Baden-Württemberg operates an efficient and customer-focused administration on behalf of its citizens. Like the other larger German flatland states, administration in Baden-Württemberg operates on a three-tier system with the ministries at the top. The next tier down comprises the four regional commissioners acting as an intermediate authority on behalf of the administrative regions of Stuttgart, Karlsruhe, Tübingen and Freiburg. Beyond this, Baden-Württemberg is broken down into 35 rural districts and 9 urban districts, and 1,101 local authorities, which form the lower administrative tier.

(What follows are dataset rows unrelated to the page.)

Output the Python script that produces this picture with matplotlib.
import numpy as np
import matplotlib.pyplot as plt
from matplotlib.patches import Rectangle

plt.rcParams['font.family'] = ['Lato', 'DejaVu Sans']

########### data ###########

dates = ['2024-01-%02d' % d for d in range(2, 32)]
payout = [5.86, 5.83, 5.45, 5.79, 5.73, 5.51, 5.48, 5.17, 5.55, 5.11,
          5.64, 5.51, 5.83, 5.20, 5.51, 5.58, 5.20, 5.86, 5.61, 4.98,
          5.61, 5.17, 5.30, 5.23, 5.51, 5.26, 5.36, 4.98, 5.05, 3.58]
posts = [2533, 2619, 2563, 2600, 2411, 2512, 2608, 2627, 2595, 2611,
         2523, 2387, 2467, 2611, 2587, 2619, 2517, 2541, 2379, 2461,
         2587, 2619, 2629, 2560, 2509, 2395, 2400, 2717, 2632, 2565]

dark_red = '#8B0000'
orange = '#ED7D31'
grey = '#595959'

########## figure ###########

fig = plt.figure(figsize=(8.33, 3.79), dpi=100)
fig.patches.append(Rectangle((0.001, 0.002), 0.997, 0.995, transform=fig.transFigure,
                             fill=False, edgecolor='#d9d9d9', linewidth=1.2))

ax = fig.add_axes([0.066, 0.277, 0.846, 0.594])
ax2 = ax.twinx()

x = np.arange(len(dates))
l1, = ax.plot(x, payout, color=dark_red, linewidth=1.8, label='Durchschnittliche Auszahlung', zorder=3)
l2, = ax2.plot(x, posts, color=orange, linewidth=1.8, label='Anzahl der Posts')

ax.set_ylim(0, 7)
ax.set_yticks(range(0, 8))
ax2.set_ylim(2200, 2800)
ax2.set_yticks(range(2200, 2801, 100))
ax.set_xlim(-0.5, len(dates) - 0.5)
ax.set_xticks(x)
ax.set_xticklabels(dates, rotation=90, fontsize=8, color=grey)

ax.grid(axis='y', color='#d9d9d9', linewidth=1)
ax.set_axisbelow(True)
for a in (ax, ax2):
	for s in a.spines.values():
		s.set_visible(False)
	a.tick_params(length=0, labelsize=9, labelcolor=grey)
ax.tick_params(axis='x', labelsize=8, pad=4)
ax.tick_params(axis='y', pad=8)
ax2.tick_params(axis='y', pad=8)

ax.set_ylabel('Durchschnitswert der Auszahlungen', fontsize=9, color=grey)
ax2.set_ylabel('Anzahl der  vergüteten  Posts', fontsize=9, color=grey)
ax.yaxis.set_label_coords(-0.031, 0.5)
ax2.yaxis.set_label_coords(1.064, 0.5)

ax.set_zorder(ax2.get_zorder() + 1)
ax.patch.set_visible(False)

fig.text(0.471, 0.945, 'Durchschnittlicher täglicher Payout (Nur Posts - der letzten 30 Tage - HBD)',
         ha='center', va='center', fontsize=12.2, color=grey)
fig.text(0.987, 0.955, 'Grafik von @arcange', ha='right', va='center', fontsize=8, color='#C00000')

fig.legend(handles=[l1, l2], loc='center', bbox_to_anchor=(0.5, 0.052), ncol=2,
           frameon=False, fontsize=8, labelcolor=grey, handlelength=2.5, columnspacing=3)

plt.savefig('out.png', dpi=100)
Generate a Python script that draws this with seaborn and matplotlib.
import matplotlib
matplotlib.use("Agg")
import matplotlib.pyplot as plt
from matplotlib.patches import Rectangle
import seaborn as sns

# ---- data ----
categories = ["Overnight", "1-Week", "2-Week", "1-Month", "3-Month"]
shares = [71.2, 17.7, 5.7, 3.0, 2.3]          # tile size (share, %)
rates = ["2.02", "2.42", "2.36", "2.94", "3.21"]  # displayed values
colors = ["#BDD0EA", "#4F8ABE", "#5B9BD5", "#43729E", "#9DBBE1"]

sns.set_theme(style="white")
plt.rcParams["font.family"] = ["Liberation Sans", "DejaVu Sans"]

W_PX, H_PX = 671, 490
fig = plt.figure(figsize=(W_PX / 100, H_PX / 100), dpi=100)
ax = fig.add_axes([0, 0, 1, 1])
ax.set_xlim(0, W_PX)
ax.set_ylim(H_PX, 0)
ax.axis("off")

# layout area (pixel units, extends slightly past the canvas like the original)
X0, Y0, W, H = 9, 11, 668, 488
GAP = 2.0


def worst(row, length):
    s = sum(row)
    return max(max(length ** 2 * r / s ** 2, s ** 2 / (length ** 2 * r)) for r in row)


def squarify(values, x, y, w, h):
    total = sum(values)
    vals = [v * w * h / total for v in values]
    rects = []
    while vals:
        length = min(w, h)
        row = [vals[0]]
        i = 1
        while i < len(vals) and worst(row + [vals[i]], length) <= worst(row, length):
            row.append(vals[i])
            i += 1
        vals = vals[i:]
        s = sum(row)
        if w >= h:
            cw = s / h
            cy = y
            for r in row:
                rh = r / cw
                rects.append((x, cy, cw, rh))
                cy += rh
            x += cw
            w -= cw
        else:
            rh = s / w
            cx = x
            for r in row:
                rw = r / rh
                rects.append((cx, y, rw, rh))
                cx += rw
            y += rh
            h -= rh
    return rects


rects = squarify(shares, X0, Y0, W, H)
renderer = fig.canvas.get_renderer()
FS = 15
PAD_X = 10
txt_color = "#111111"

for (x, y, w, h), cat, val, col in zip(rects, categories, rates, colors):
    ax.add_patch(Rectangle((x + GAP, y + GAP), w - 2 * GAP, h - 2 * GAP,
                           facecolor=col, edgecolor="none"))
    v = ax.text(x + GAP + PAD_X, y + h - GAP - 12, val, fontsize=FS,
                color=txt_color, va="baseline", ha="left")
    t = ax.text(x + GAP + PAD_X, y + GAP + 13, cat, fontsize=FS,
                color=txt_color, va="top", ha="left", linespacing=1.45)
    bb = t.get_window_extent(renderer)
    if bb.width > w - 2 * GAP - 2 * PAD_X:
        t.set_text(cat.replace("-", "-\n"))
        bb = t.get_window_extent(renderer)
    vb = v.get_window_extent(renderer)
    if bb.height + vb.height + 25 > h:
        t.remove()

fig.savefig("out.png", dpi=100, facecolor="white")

Local authorities and municipalities
Democracy grows from the bottom up. The local authorities form the bedrock of our community. They perform a wide variety of difficult tasks: From running swimming pools and libraries to the upkeep of kindergartens and schools, the issue of identity cards and the staging of elections. Political participation has its roots at the local authority level. Baden-Württemberg continues to be a State made up of small and medium-sized local authorities. There are only nine municipalities with more than 100,000 inhabitants.
The rural district authorities complement the work of the local authorities, assuming responsibility for tasks which arise between local authorities or which are too big for individual local authorities to deal with, such as refuse collection or the running of vocational colleges. As the lowest administrative authority of the State, the Rural District Offices are primarily involved in averting risks to public safety and exercising legal supervision of the local authorities in the district.
To allow planning to take place beyond local boundaries, increased cooperation between the regions is essential. Important tasks undertaken by regional planning include settlement and traffic development planning, the promotion of industry, supply and disposal, environmental protection and cultural matters. The twelve Regional Associations of Baden-Württemberg are corporations under public law.
The four administrative regions act as intermediate authorities between the State Government and the lowest administrational tier of the rural districts and local authorities. The functions distributed across the different ministries on the State level are pooled on the adminstrative region level by the Regional Commissioners, unless assigned to special higher State authorities.